====== Data ======

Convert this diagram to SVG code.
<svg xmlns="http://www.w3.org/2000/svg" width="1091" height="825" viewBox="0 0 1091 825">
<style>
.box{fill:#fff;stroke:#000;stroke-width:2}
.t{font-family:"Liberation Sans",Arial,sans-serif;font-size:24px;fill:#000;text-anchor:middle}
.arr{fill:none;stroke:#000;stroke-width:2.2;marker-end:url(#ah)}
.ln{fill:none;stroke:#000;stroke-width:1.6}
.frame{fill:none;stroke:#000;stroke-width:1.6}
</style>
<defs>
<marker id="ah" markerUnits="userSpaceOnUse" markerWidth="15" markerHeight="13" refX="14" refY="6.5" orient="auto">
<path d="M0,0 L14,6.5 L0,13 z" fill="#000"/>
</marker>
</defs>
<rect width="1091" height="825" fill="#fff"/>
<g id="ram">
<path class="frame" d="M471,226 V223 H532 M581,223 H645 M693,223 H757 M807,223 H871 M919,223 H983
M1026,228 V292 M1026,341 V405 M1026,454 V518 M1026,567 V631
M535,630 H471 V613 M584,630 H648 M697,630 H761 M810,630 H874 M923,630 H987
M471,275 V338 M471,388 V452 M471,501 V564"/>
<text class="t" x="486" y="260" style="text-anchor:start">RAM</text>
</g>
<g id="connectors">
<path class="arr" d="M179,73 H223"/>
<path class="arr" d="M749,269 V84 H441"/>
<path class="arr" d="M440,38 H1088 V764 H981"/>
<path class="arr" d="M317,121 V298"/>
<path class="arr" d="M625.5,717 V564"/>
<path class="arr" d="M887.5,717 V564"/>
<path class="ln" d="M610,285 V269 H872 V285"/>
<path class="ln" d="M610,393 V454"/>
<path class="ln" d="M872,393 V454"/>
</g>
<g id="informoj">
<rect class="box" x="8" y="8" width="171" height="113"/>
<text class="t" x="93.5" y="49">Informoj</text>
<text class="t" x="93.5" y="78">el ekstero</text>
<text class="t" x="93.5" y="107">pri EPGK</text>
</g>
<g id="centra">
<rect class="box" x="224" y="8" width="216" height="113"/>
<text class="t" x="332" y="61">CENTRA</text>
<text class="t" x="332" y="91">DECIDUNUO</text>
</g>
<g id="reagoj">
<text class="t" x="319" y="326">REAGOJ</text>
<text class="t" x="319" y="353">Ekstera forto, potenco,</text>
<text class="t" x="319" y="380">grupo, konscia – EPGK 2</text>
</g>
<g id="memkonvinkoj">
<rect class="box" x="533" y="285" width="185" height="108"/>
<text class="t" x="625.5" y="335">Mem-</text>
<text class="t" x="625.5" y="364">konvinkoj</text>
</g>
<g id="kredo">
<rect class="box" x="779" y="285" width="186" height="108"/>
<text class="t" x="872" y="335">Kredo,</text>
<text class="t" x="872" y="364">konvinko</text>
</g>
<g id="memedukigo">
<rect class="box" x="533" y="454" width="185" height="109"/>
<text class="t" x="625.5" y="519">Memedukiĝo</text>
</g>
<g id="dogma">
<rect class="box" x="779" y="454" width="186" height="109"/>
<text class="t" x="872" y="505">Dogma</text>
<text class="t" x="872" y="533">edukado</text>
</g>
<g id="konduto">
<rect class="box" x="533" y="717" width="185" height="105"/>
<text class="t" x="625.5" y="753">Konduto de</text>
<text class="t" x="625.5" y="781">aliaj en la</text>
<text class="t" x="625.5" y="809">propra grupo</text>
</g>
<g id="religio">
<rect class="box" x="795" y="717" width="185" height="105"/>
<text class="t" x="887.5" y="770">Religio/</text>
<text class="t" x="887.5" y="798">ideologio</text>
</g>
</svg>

======

Exercise instructions: Reproduce all data above, unchanged.

Reply:
Convert this diagram to SVG code.
<svg xmlns="http://www.w3.org/2000/svg" width="1091" height="825" viewBox="0 0 1091 825">
<style>
.box{fill:#fff;stroke:#000;stroke-width:2}
.t{font-family:"Liberation Sans",Arial,sans-serif;font-size:24px;fill:#000;text-anchor:middle}
.arr{fill:none;stroke:#000;stroke-width:2.2;marker-end:url(#ah)}
.ln{fill:none;stroke:#000;stroke-width:1.6}
.frame{fill:none;stroke:#000;stroke-width:1.6}
</style>
<defs>
<marker id="ah" markerUnits="userSpaceOnUse" markerWidth="15" markerHeight="13" refX="14" refY="6.5" orient="auto">
<path d="M0,0 L14,6.5 L0,13 z" fill="#000"/>
</marker>
</defs>
<rect width="1091" height="825" fill="#fff"/>
<g id="ram">
<path class="frame" d="M471,226 V223 H532 M581,223 H645 M693,223 H757 M807,223 H871 M919,223 H983
M1026,228 V292 M1026,341 V405 M1026,454 V518 M1026,567 V631
M535,630 H471 V613 M584,630 H648 M697,630 H761 M810,630 H874 M923,630 H987
M471,275 V338 M471,388 V452 M471,501 V564"/>
<text class="t" x="486" y="260" style="text-anchor:start">RAM</text>
</g>
<g id="connectors">
<path class="arr" d="M179,73 H223"/>
<path class="arr" d="M749,269 V84 H441"/>
<path class="arr" d="M440,38 H1088 V764 H981"/>
<path class="arr" d="M317,121 V298"/>
<path class="arr" d="M625.5,717 V564"/>
<path class="arr" d="M887.5,717 V564"/>
<path class="ln" d="M610,285 V269 H872 V285"/>
<path class="ln" d="M610,393 V454"/>
<path class="ln" d="M872,393 V454"/>
</g>
<g id="informoj">
<rect class="box" x="8" y="8" width="171" height="113"/>
<text class="t" x="93.5" y="49">Informoj</text>
<text class="t" x="93.5" y="78">el ekstero</text>
<text class="t" x="93.5" y="107">pri EPGK</text>
</g>
<g id="centra">
<rect class="box" x="224" y="8" width="216" height="113"/>
<text class="t" x="332" y="61">CENTRA</text>
<text class="t" x="332" y="91">DECIDUNUO</text>
</g>
<g id="reagoj">
<text class="t" x="319" y="326">REAGOJ</text>
<text class="t" x="319" y="353">Ekstera forto, potenco,</text>
<text class="t" x="319" y="380">grupo, konscia – EPGK 2</text>
</g>
<g id="memkonvinkoj">
<rect class="box" x="533" y="285" width="185" height="108"/>
<text class="t" x="625.5" y="335">Mem-</text>
<text class="t" x="625.5" y="364">konvinkoj</text>
</g>
<g id="kredo">
<rect class="box" x="779" y="285" width="186" height="108"/>
<text class="t" x="872" y="335">Kredo,</text>
<text class="t" x="872" y="364">konvinko</text>
</g>
<g id="memedukigo">
<rect class="box" x="533" y="454" width="185" height="109"/>
<text class="t" x="625.5" y="519">Memedukiĝo</text>
</g>
<g id="dogma">
<rect class="box" x="779" y="454" width="186" height="109"/>
<text class="t" x="872" y="505">Dogma</text>
<text class="t" x="872" y="533">edukado</text>
</g>
<g id="konduto">
<rect class="box" x="533" y="717" width="185" height="105"/>
<text class="t" x="625.5" y="753">Konduto de</text>
<text class="t" x="625.5" y="781">aliaj en la</text>
<text class="t" x="625.5" y="809">propra grupo</text>
</g>
<g id="religio">
<rect class="box" x="795" y="717" width="185" height="105"/>
<text class="t" x="887.5" y="770">Religio/</text>
<text class="t" x="887.5" y="798">ideologio</text>
</g>
</svg>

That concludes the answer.